From the point of view of the technology platforms which are available today it can
clearly be seen that market demands have pushed the technology providers from initial
smart and unconventional designs for accelerated screening to elaborated platforms that
can map catalyst behavior and display response patterns to process conditions within
technically relevant reaction corridors with unexpected precision. This clearly uprates
HTE utilized in catalyst and process development over its roots in the pharmaceutical
industry where it is still mainly used for screening purposes. Our intention is to give the
reader an entry and an integrative overview into the mindset, solution approaches and
challenges of HTE and enable her/him to critically formulate the right questions to ask
and how to judge aspects of feasibility. The core aspect in this chapter will be centered
on workflow development for certain applications narrated as case studies that are
considered prototypic for a whole technology segment. All the aspects in the “Design-
Make-Test-Model”-cycle will be discussed in these case studies. In our conclusions we
will give an outlook and try to get a glimpse of the future.

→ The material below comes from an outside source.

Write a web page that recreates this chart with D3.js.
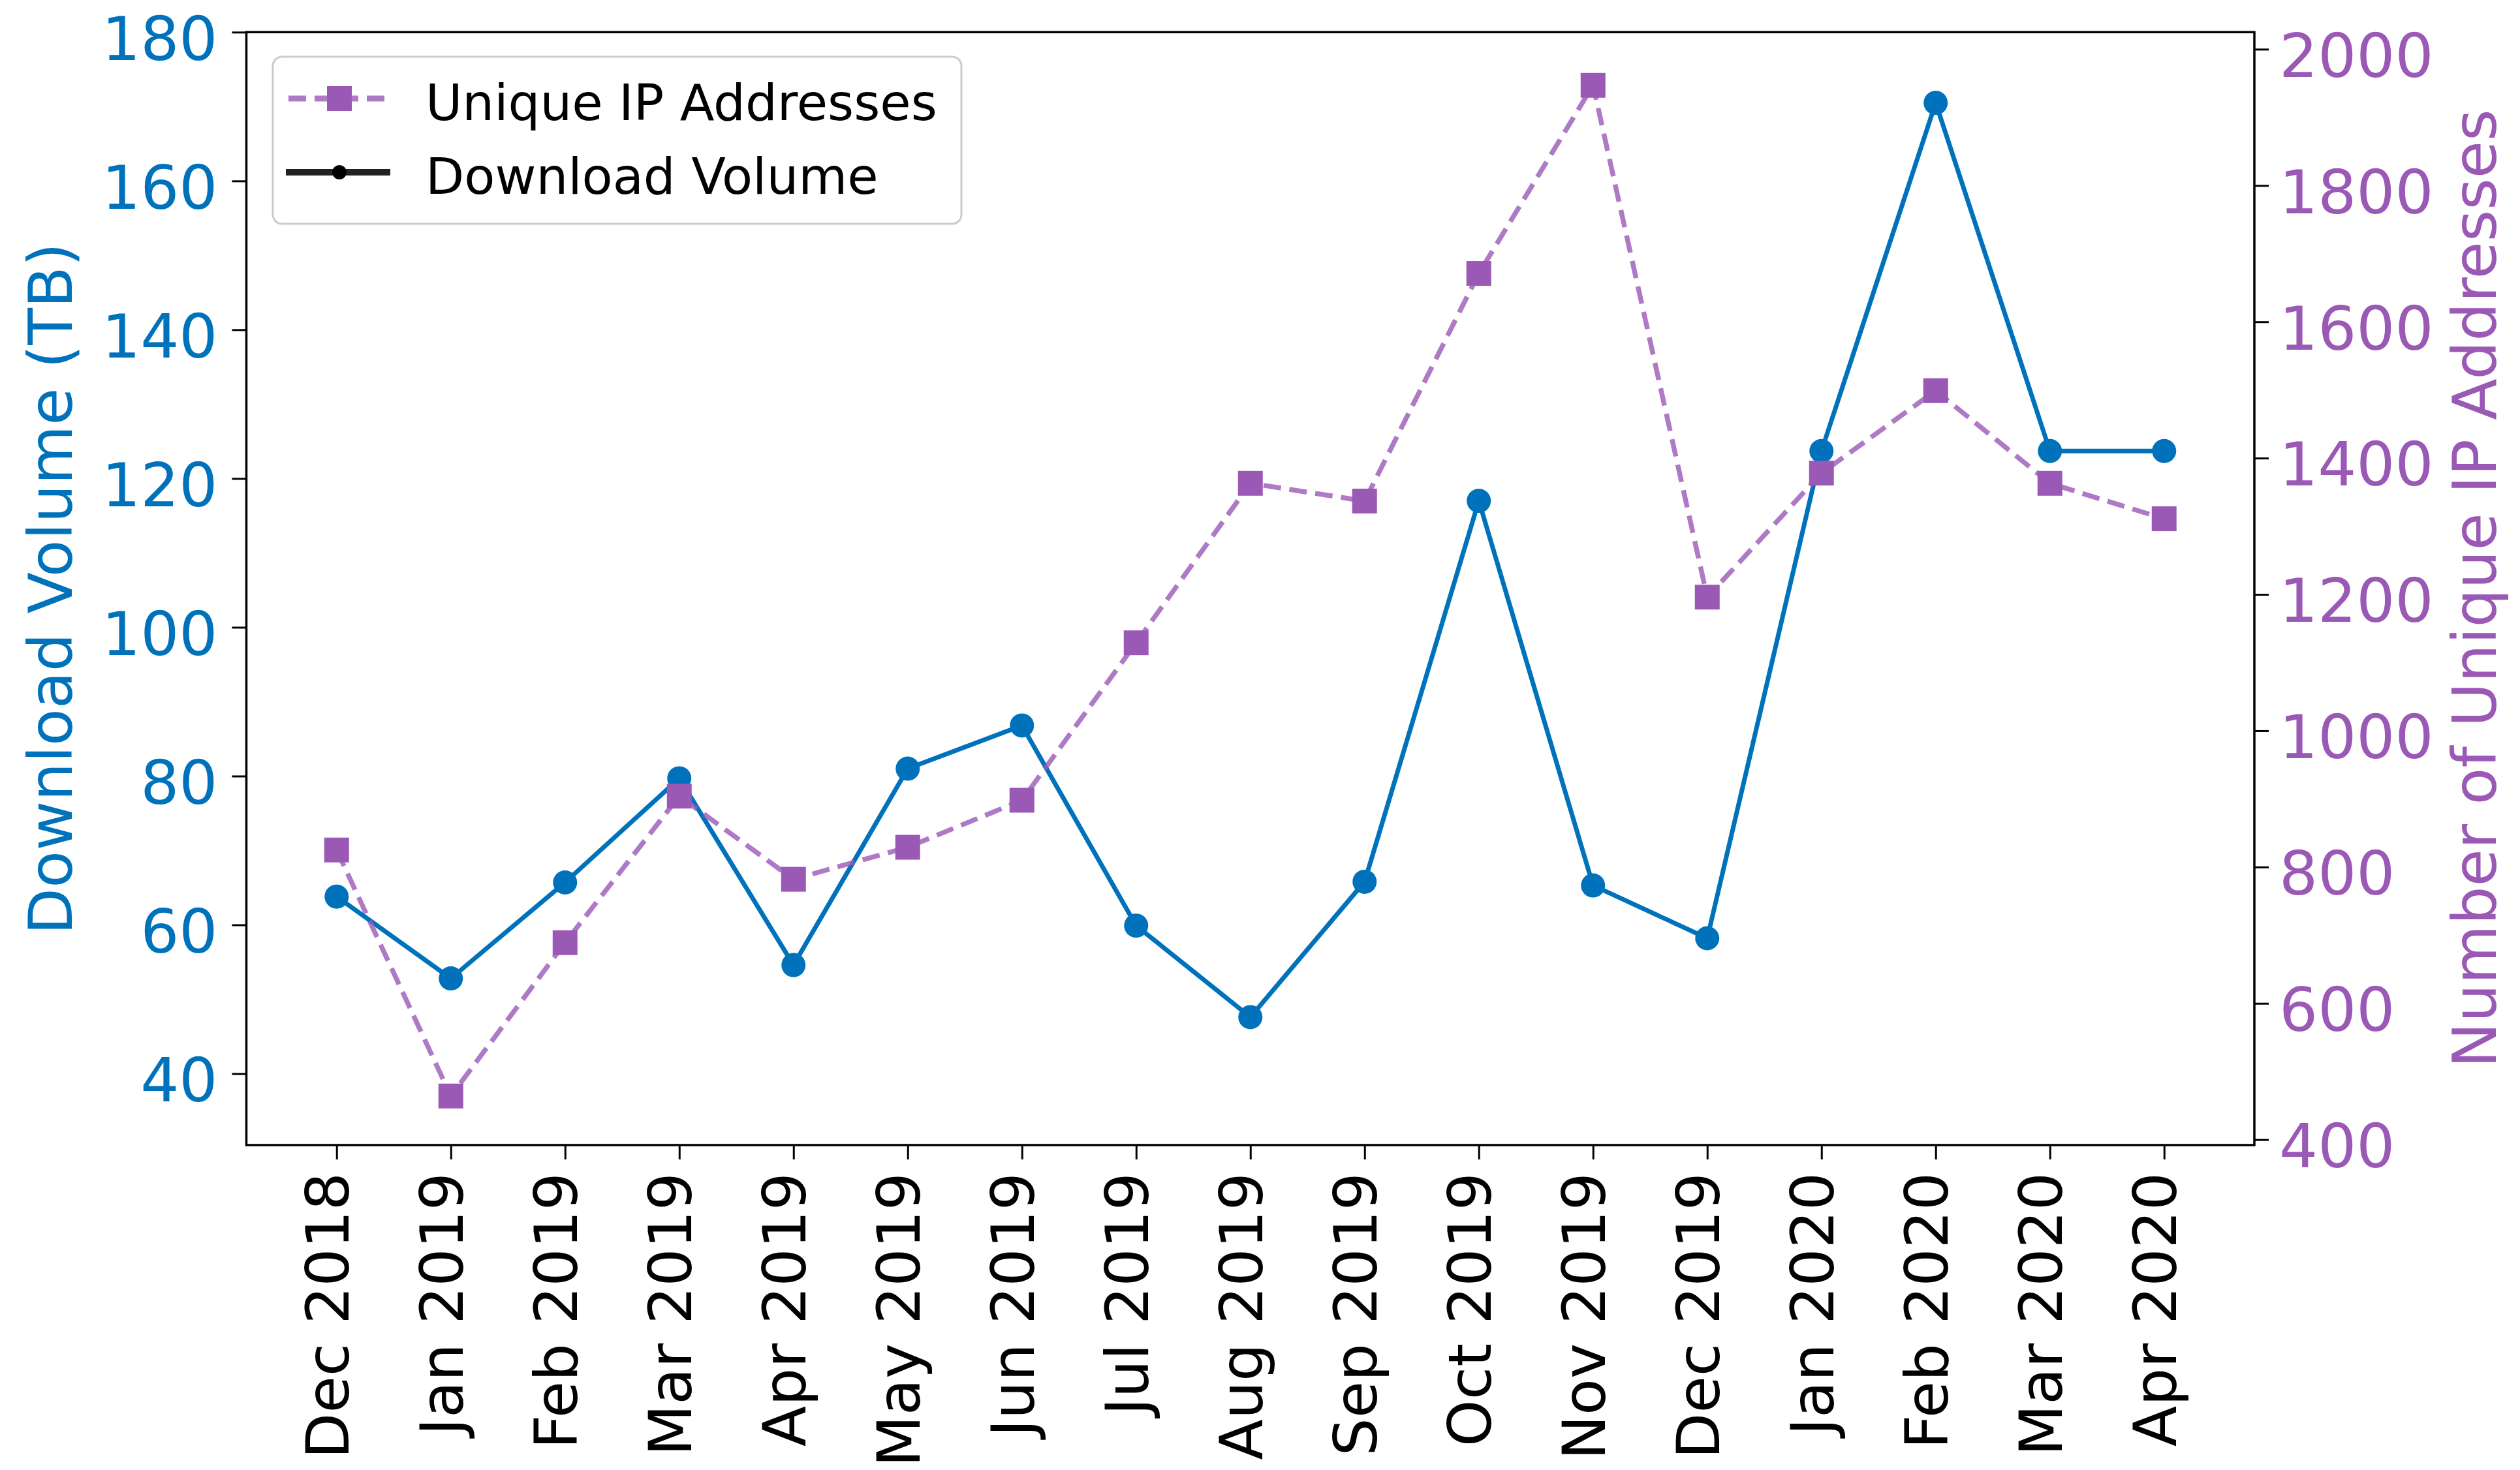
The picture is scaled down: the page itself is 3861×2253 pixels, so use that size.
<!DOCTYPE html>
<html>
<head>
<meta charset="utf-8">
<script src="https://cdn.jsdelivr.net/npm/d3@7"></script>
<style>
  html, body { margin: 0; padding: 0; background: #fff; }
  svg { display: block; }
  svg text { font-family: "DejaVu Sans", "Noto Sans", sans-serif !important; }
</style>
</head>
<body>
<svg id="chart" width="3861" height="2253"></svg>
<script>
// ---- data ----
const months = ["Dec 2018","Jan 2019","Feb 2019","Mar 2019","Apr 2019","May 2019","Jun 2019",
  "Jul 2019","Aug 2019","Sep 2019","Oct 2019","Nov 2019","Dec 2019","Jan 2020","Feb 2020",
  "Mar 2020","Apr 2020"];
const downloadTB = [63.8, 52.8, 65.7, 79.7, 54.6, 81.0, 86.8, 59.9, 47.6, 65.8, 117.0, 65.3,
  58.2, 123.7, 170.5, 123.7, 123.7];
const uniqueIPs = [825, 464, 689, 904, 782, 829, 898, 1129, 1363, 1337, 1671, 1947, 1196,
  1378, 1499, 1363, 1311];
const leftTicks = [40, 60, 80, 100, 120, 140, 160, 180];
const rightTicks = [400, 600, 800, 1000, 1200, 1400, 1600, 1800, 2000];
const legendLabels = ["Unique IP Addresses", "Download Volume"];

// ---- layout ----
const plot = { left: 377.5, right: 3454, top: 49.3, bottom: 1755 };
const BLUE = "#0072BB", PURPLE = "#9B59B6";
const FS = 93, XFS = 91.5, LFS = 77, TICK = 22;
const FONT = "DejaVu Sans";

const svg = d3.select("#chart");

const x = d3.scaleLinear().domain([-0.79, months.length - 1 + 0.79]).range([plot.left, plot.right]);
const yL = d3.scaleLinear().domain([30.4, 180]).range([plot.bottom, plot.top]);
const yR = d3.scaleLinear().domain([392, 2025]).range([plot.bottom, plot.top]);

// ---- axes ----
const xAxis = d3.axisBottom(x).tickValues(d3.range(months.length))
  .tickFormat(i => months[i]).tickSize(TICK).tickSizeOuter(0);
const gx = svg.append("g").attr("transform", `translate(0,${plot.bottom})`).call(xAxis);

const gl = svg.append("g").attr("transform", `translate(${plot.left},0)`)
  .call(d3.axisLeft(yL).tickValues(leftTicks).tickFormat(d3.format("d")).tickSize(TICK).tickSizeOuter(0));

const gr = svg.append("g").attr("transform", `translate(${plot.right},0)`)
  .call(d3.axisRight(yR).tickValues(rightTicks).tickFormat(d3.format("d")).tickSize(TICK).tickSizeOuter(0));

svg.selectAll("g").attr("font-family", FONT).attr("font-size", FS);
svg.selectAll(".domain").remove();
svg.selectAll(".tick line").attr("stroke", "#000").attr("stroke-width", 3);

gx.selectAll("text")
  .attr("transform", "rotate(-90)")
  .attr("text-anchor", "end")
  .attr("x", -42).attr("y", 0).attr("dy", "0.19em")
  .attr("fill", "#000").style("font-size", XFS + "px");
gl.selectAll("text").attr("x", -44).attr("dy", "0.45em").attr("fill", BLUE).style("font-size", FS + "px");
gr.selectAll("text").attr("x", 38).attr("dy", "0.45em").attr("fill", PURPLE).style("font-size", FS + "px");

// frame
svg.append("rect")
  .attr("x", plot.left).attr("y", plot.top)
  .attr("width", plot.right - plot.left).attr("height", plot.bottom - plot.top)
  .attr("fill", "none").attr("stroke", "#000").attr("stroke-width", 3.5);

// axis labels
const midY = (plot.top + plot.bottom) / 2;
svg.append("text").attr("transform", `translate(110,${midY}) rotate(-90)`)
  .attr("text-anchor", "middle").attr("fill", BLUE)
  .attr("font-family", FONT).style("font-size", FS + "px")
  .text("Download Volume (TB)");
svg.append("text").attr("transform", `translate(3824,${midY}) rotate(-90)`)
  .attr("text-anchor", "middle").attr("fill", PURPLE)
  .attr("font-family", FONT).style("font-size", FS + "px")
  .text("Number of Unique IP Addresses");

// ---- series: download volume ----
const lineL = d3.line().x((d, i) => x(i)).y(d => yL(d));
svg.append("path").datum(downloadTB).attr("d", lineL)
  .attr("fill", "none").attr("stroke", BLUE).attr("stroke-width", 7)
  .attr("stroke-linejoin", "round");
svg.append("g").selectAll("circle").data(downloadTB).join("circle")
  .attr("cx", (d, i) => x(i)).attr("cy", d => yL(d)).attr("r", 18.5)
  .attr("fill", BLUE);

// ---- series: unique IPs ----
const lineR = d3.line().x((d, i) => x(i)).y(d => yR(d));
svg.append("path").datum(uniqueIPs).attr("d", lineR)
  .attr("fill", "none").attr("stroke", PURPLE).attr("stroke-opacity", 0.8)
  .attr("stroke-width", 7.5).attr("stroke-dasharray", "27,13");
const SQ = 38;
svg.append("g").selectAll("rect").data(uniqueIPs).join("rect")
  .attr("x", (d, i) => x(i) - SQ / 2).attr("y", d => yR(d) - SQ / 2)
  .attr("width", SQ).attr("height", SQ).attr("fill", PURPLE);

// ---- legend ----
const lg = svg.append("g");
lg.append("rect").attr("x", 418).attr("y", 87).attr("width", 1055).attr("height", 256)
  .attr("rx", 14).attr("fill", "#fff").attr("fill-opacity", 0.85)
  .attr("stroke", "#cccccc").attr("stroke-width", 3);
const rowY = [151, 264];
lg.append("line").attr("x1", 442).attr("x2", 598).attr("y1", rowY[0]).attr("y2", rowY[0])
  .attr("stroke", PURPLE).attr("stroke-opacity", 0.8).attr("stroke-width", 9)
  .attr("stroke-dasharray", "27,13");
lg.append("rect").attr("x", 520 - SQ / 2).attr("y", rowY[0] - SQ / 2)
  .attr("width", SQ).attr("height", SQ).attr("fill", PURPLE);
lg.append("line").attr("x1", 438).attr("x2", 598).attr("y1", rowY[1]).attr("y2", rowY[1])
  .attr("stroke", "#222").attr("stroke-width", 10);
lg.append("circle").attr("cx", 520).attr("cy", rowY[1]).attr("r", 11).attr("fill", "#000");
lg.selectAll("text.lbl").data(legendLabels).join("text").attr("class", "lbl")
  .attr("x", 652).attr("y", (d, i) => rowY[i]).attr("dy", "0.43em")
  .attr("fill", "#000").attr("font-family", FONT).style("font-size", LFS + "px").text(d => d);
</script>
</body>
</html>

Keywords: Combinatorial Chemistry, Computational Chemistry, Database,
Dehydrogenation, Design-Make-Test-Model, Design of Experiment, Fischer-Tropsch, Heterogeneous Catalysts, High Throughput Experimentation, High
Throughput Screening, High Throughput Synthesis, High Throughput Workflow,
Hydrocracking, Hydrotreating, Materials Library, Partial Oxidation, Software
Architecture, Split and Pool, Stage I, Stage II, Stage III.